#### Problem to work on
Give the data again exactly as written, skipping any pictures.

#### Provided data
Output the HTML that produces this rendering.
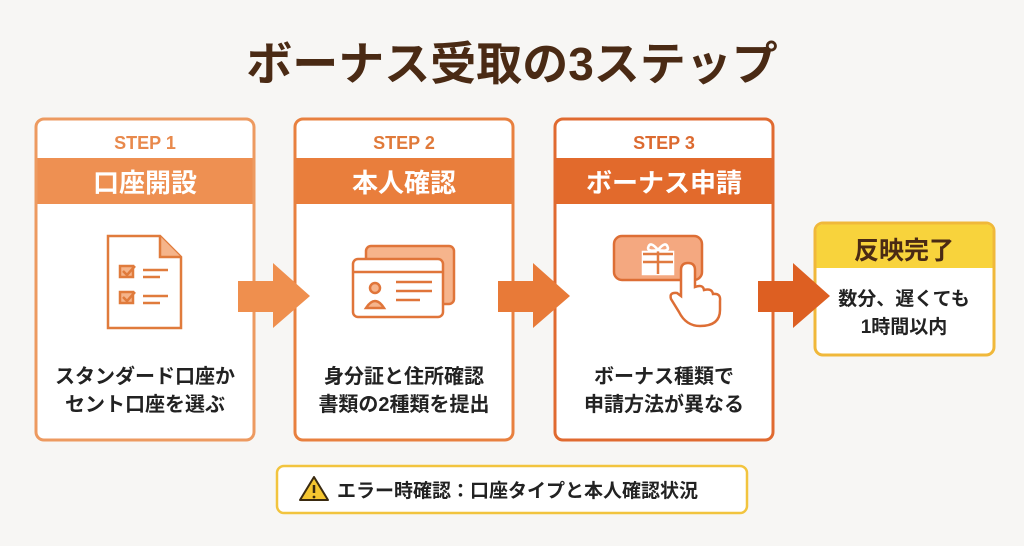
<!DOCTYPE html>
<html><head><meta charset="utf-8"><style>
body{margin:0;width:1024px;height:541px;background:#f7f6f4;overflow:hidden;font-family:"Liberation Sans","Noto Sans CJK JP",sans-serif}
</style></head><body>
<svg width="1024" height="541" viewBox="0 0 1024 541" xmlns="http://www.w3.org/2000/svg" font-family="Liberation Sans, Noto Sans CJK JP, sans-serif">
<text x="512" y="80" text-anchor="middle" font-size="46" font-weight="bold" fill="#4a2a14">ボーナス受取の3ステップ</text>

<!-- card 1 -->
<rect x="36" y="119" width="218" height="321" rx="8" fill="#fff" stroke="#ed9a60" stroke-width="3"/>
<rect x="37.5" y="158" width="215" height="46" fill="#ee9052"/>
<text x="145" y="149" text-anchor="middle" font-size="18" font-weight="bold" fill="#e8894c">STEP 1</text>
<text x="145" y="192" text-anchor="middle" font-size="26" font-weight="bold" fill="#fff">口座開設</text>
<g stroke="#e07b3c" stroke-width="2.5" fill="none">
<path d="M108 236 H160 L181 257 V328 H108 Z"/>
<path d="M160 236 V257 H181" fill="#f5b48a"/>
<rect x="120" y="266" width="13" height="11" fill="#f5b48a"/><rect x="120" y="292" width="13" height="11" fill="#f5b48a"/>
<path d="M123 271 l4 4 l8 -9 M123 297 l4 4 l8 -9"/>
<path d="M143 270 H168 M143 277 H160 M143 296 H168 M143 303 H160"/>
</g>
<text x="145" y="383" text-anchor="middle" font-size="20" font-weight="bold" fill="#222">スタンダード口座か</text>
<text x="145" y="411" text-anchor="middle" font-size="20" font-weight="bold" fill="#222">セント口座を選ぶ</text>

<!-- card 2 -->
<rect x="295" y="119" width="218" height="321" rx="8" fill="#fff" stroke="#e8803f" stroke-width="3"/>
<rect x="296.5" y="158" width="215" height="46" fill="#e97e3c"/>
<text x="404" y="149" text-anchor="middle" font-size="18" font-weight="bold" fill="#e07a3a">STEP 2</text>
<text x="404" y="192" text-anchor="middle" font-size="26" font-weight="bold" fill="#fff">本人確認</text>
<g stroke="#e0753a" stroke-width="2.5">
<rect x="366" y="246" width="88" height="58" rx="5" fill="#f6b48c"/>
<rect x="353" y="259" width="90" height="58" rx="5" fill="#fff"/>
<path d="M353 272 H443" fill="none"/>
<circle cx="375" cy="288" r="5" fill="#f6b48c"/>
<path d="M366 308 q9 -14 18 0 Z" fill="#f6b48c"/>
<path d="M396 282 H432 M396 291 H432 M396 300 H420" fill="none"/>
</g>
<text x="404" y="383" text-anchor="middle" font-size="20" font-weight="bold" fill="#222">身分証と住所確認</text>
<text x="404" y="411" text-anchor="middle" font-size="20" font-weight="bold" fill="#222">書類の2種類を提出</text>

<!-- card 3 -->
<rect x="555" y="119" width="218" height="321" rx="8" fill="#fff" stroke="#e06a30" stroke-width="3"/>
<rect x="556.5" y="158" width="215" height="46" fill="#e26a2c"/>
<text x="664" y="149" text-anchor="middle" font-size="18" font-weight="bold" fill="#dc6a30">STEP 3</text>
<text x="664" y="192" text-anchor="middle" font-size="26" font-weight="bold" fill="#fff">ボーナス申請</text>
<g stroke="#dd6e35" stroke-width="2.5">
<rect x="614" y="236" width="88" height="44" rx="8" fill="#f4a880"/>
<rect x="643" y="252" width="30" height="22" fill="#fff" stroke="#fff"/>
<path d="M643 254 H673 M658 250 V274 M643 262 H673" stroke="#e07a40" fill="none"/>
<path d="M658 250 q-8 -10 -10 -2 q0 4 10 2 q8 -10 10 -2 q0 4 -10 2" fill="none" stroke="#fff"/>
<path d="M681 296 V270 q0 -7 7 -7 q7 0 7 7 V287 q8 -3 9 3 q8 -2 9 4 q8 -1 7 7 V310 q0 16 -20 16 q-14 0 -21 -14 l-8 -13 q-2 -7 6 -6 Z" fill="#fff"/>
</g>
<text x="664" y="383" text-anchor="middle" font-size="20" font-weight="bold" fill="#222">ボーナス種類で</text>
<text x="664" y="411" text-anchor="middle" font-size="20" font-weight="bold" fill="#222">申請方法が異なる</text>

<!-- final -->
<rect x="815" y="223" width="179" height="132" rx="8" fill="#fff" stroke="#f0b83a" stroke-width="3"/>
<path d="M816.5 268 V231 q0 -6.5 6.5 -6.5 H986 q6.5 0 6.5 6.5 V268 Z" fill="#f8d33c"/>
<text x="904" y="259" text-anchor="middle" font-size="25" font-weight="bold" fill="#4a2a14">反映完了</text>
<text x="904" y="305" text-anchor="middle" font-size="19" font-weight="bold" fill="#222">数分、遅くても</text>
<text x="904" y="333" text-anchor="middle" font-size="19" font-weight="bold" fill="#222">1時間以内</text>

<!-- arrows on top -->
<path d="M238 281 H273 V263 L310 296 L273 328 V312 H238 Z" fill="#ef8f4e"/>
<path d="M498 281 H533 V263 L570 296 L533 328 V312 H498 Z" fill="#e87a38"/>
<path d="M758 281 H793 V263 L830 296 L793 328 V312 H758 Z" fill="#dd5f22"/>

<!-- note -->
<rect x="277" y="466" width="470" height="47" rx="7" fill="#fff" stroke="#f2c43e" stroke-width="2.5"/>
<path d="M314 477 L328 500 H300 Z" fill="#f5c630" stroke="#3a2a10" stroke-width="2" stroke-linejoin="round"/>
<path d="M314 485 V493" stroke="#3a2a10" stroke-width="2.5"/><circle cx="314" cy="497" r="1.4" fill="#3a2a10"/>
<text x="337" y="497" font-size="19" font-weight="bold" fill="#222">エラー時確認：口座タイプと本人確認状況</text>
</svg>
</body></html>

#### Exercise answer
Output the HTML that produces this rendering.
<!DOCTYPE html>
<html><head><meta charset="utf-8"><style>
body{margin:0;width:1024px;height:541px;background:#f7f6f4;overflow:hidden;font-family:"Liberation Sans","Noto Sans CJK JP",sans-serif}
</style></head><body>
<svg width="1024" height="541" viewBox="0 0 1024 541" xmlns="http://www.w3.org/2000/svg" font-family="Liberation Sans, Noto Sans CJK JP, sans-serif">
<text x="512" y="80" text-anchor="middle" font-size="46" font-weight="bold" fill="#4a2a14">ボーナス受取の3ステップ</text>

<!-- card 1 -->
<rect x="36" y="119" width="218" height="321" rx="8" fill="#fff" stroke="#ed9a60" stroke-width="3"/>
<rect x="37.5" y="158" width="215" height="46" fill="#ee9052"/>
<text x="145" y="149" text-anchor="middle" font-size="18" font-weight="bold" fill="#e8894c">STEP 1</text>
<text x="145" y="192" text-anchor="middle" font-size="26" font-weight="bold" fill="#fff">口座開設</text>
<g stroke="#e07b3c" stroke-width="2.5" fill="none">
<path d="M108 236 H160 L181 257 V328 H108 Z"/>
<path d="M160 236 V257 H181" fill="#f5b48a"/>
<rect x="120" y="266" width="13" height="11" fill="#f5b48a"/><rect x="120" y="292" width="13" height="11" fill="#f5b48a"/>
<path d="M123 271 l4 4 l8 -9 M123 297 l4 4 l8 -9"/>
<path d="M143 270 H168 M143 277 H160 M143 296 H168 M143 303 H160"/>
</g>
<text x="145" y="383" text-anchor="middle" font-size="20" font-weight="bold" fill="#222">スタンダード口座か</text>
<text x="145" y="411" text-anchor="middle" font-size="20" font-weight="bold" fill="#222">セント口座を選ぶ</text>

<!-- card 2 -->
<rect x="295" y="119" width="218" height="321" rx="8" fill="#fff" stroke="#e8803f" stroke-width="3"/>
<rect x="296.5" y="158" width="215" height="46" fill="#e97e3c"/>
<text x="404" y="149" text-anchor="middle" font-size="18" font-weight="bold" fill="#e07a3a">STEP 2</text>
<text x="404" y="192" text-anchor="middle" font-size="26" font-weight="bold" fill="#fff">本人確認</text>
<g stroke="#e0753a" stroke-width="2.5">
<rect x="366" y="246" width="88" height="58" rx="5" fill="#f6b48c"/>
<rect x="353" y="259" width="90" height="58" rx="5" fill="#fff"/>
<path d="M353 272 H443" fill="none"/>
<circle cx="375" cy="288" r="5" fill="#f6b48c"/>
<path d="M366 308 q9 -14 18 0 Z" fill="#f6b48c"/>
<path d="M396 282 H432 M396 291 H432 M396 300 H420" fill="none"/>
</g>
<text x="404" y="383" text-anchor="middle" font-size="20" font-weight="bold" fill="#222">身分証と住所確認</text>
<text x="404" y="411" text-anchor="middle" font-size="20" font-weight="bold" fill="#222">書類の2種類を提出</text>

<!-- card 3 -->
<rect x="555" y="119" width="218" height="321" rx="8" fill="#fff" stroke="#e06a30" stroke-width="3"/>
<rect x="556.5" y="158" width="215" height="46" fill="#e26a2c"/>
<text x="664" y="149" text-anchor="middle" font-size="18" font-weight="bold" fill="#dc6a30">STEP 3</text>
<text x="664" y="192" text-anchor="middle" font-size="26" font-weight="bold" fill="#fff">ボーナス申請</text>
<g stroke="#dd6e35" stroke-width="2.5">
<rect x="614" y="236" width="88" height="44" rx="8" fill="#f4a880"/>
<rect x="643" y="252" width="30" height="22" fill="#fff" stroke="#fff"/>
<path d="M643 254 H673 M658 250 V274 M643 262 H673" stroke="#e07a40" fill="none"/>
<path d="M658 250 q-8 -10 -10 -2 q0 4 10 2 q8 -10 10 -2 q0 4 -10 2" fill="none" stroke="#fff"/>
<path d="M681 296 V270 q0 -7 7 -7 q7 0 7 7 V287 q8 -3 9 3 q8 -2 9 4 q8 -1 7 7 V310 q0 16 -20 16 q-14 0 -21 -14 l-8 -13 q-2 -7 6 -6 Z" fill="#fff"/>
</g>
<text x="664" y="383" text-anchor="middle" font-size="20" font-weight="bold" fill="#222">ボーナス種類で</text>
<text x="664" y="411" text-anchor="middle" font-size="20" font-weight="bold" fill="#222">申請方法が異なる</text>

<!-- final -->
<rect x="815" y="223" width="179" height="132" rx="8" fill="#fff" stroke="#f0b83a" stroke-width="3"/>
<path d="M816.5 268 V231 q0 -6.5 6.5 -6.5 H986 q6.5 0 6.5 6.5 V268 Z" fill="#f8d33c"/>
<text x="904" y="259" text-anchor="middle" font-size="25" font-weight="bold" fill="#4a2a14">反映完了</text>
<text x="904" y="305" text-anchor="middle" font-size="19" font-weight="bold" fill="#222">数分、遅くても</text>
<text x="904" y="333" text-anchor="middle" font-size="19" font-weight="bold" fill="#222">1時間以内</text>

<!-- arrows on top -->
<path d="M238 281 H273 V263 L310 296 L273 328 V312 H238 Z" fill="#ef8f4e"/>
<path d="M498 281 H533 V263 L570 296 L533 328 V312 H498 Z" fill="#e87a38"/>
<path d="M758 281 H793 V263 L830 296 L793 328 V312 H758 Z" fill="#dd5f22"/>

<!-- note -->
<rect x="277" y="466" width="470" height="47" rx="7" fill="#fff" stroke="#f2c43e" stroke-width="2.5"/>
<path d="M314 477 L328 500 H300 Z" fill="#f5c630" stroke="#3a2a10" stroke-width="2" stroke-linejoin="round"/>
<path d="M314 485 V493" stroke="#3a2a10" stroke-width="2.5"/><circle cx="314" cy="497" r="1.4" fill="#3a2a10"/>
<text x="337" y="497" font-size="19" font-weight="bold" fill="#222">エラー時確認：口座タイプと本人確認状況</text>
</svg>
</body></html>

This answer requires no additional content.